# Exercise:
Write out the listing from the line with "Generate a Python" to the line with "import plotly.graph_objects as go", both lines included, exactly and nothing beyond. Leave pictures out.

+---+

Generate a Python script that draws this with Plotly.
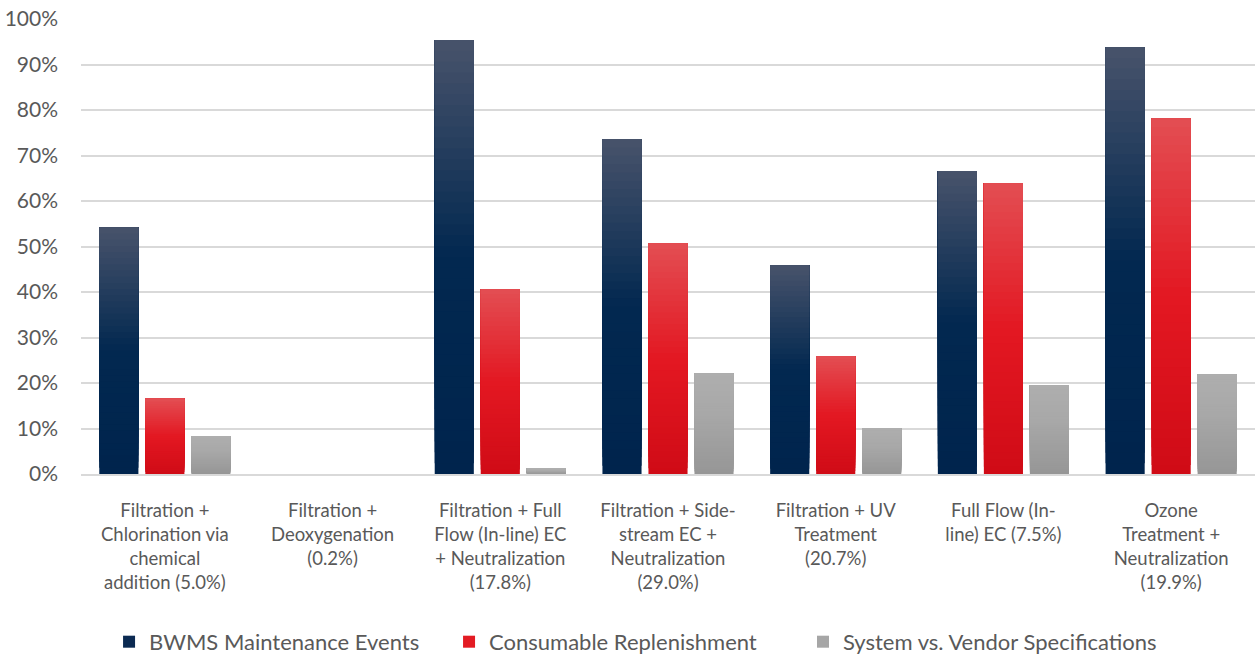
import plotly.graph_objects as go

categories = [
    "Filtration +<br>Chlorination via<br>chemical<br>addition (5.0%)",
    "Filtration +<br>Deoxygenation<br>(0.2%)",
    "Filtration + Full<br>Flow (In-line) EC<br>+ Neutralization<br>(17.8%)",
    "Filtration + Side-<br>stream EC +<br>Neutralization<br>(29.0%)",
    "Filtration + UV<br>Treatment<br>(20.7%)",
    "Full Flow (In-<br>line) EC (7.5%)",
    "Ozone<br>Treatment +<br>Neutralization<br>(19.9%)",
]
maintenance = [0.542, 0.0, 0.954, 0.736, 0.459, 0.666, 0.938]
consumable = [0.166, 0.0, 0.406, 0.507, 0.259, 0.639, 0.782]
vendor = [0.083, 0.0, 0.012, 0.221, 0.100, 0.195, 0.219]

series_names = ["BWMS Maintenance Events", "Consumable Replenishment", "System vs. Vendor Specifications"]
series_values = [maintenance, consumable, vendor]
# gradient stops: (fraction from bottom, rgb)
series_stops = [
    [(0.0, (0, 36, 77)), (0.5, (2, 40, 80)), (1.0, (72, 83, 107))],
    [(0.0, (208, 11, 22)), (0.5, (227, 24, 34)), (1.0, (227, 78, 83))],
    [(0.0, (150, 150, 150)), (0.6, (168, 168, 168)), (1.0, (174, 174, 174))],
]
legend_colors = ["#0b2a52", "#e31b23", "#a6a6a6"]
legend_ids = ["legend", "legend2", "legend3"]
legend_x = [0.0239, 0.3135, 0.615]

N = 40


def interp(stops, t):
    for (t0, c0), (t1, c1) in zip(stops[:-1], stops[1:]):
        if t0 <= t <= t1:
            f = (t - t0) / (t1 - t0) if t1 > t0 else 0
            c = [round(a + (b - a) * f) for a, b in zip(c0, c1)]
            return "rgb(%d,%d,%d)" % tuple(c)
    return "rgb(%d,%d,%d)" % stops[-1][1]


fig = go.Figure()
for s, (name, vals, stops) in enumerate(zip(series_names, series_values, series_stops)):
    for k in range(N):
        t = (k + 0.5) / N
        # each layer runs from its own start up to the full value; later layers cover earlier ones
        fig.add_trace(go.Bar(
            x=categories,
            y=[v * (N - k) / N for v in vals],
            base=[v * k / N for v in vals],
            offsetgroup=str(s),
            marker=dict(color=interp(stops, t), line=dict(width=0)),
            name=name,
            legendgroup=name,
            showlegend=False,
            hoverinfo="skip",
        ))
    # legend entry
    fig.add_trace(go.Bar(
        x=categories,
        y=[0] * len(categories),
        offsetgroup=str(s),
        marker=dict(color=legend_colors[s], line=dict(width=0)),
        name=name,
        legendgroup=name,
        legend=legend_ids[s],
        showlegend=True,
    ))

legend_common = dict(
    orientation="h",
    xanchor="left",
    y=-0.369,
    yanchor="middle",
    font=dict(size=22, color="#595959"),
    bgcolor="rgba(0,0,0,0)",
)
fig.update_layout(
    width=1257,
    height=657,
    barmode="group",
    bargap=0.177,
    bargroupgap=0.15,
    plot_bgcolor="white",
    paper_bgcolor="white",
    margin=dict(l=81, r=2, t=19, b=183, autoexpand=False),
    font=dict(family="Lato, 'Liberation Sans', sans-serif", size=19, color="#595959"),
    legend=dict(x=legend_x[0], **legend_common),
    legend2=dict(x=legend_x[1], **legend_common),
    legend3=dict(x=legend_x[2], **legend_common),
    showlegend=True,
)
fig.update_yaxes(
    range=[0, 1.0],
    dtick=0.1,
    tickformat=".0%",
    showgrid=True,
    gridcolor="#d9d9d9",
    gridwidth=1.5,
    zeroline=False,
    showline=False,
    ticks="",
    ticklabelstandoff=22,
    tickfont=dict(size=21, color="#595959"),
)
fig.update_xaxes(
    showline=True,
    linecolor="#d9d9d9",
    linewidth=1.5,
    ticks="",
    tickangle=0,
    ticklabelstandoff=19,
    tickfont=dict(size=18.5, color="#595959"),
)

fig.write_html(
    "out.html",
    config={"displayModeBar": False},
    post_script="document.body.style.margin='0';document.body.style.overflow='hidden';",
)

+---+

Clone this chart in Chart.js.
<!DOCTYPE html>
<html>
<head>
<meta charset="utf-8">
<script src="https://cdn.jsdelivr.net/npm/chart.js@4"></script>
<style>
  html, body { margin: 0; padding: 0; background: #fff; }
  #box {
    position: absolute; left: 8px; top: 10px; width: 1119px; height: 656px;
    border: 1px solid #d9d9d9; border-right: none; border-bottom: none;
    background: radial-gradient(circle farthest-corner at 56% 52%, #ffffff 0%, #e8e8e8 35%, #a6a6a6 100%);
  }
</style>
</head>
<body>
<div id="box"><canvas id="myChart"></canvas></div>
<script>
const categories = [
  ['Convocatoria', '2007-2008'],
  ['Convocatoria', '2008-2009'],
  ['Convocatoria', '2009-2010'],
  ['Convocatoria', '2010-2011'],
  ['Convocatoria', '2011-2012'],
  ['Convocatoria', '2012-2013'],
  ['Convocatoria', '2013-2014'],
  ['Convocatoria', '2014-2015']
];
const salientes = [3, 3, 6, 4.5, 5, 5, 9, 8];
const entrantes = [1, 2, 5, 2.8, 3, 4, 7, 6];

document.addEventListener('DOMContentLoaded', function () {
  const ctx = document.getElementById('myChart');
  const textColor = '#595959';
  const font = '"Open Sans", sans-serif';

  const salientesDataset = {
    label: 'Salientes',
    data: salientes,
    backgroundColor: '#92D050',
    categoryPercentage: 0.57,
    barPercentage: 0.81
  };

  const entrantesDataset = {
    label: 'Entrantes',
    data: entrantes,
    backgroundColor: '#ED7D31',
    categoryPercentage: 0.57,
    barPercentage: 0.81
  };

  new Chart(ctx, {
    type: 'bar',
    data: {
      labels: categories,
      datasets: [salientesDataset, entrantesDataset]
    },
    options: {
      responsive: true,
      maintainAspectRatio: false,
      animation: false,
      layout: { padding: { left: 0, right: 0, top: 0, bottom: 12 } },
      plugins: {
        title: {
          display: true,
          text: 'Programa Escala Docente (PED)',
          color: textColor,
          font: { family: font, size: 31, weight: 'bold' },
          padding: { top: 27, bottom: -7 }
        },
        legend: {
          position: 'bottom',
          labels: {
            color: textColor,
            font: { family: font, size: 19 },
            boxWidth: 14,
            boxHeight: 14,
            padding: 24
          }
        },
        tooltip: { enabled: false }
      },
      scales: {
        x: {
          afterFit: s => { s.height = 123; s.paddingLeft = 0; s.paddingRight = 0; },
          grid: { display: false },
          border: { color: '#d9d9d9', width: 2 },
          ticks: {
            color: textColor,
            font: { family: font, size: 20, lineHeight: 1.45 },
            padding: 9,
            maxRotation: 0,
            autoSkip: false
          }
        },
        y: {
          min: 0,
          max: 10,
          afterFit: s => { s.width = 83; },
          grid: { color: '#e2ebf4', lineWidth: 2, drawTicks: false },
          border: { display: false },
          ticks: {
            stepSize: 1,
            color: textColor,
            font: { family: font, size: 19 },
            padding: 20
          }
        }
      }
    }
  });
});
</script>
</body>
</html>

+---+

# The solution:
Generate a Python script that draws this with Plotly.
import plotly.graph_objects as go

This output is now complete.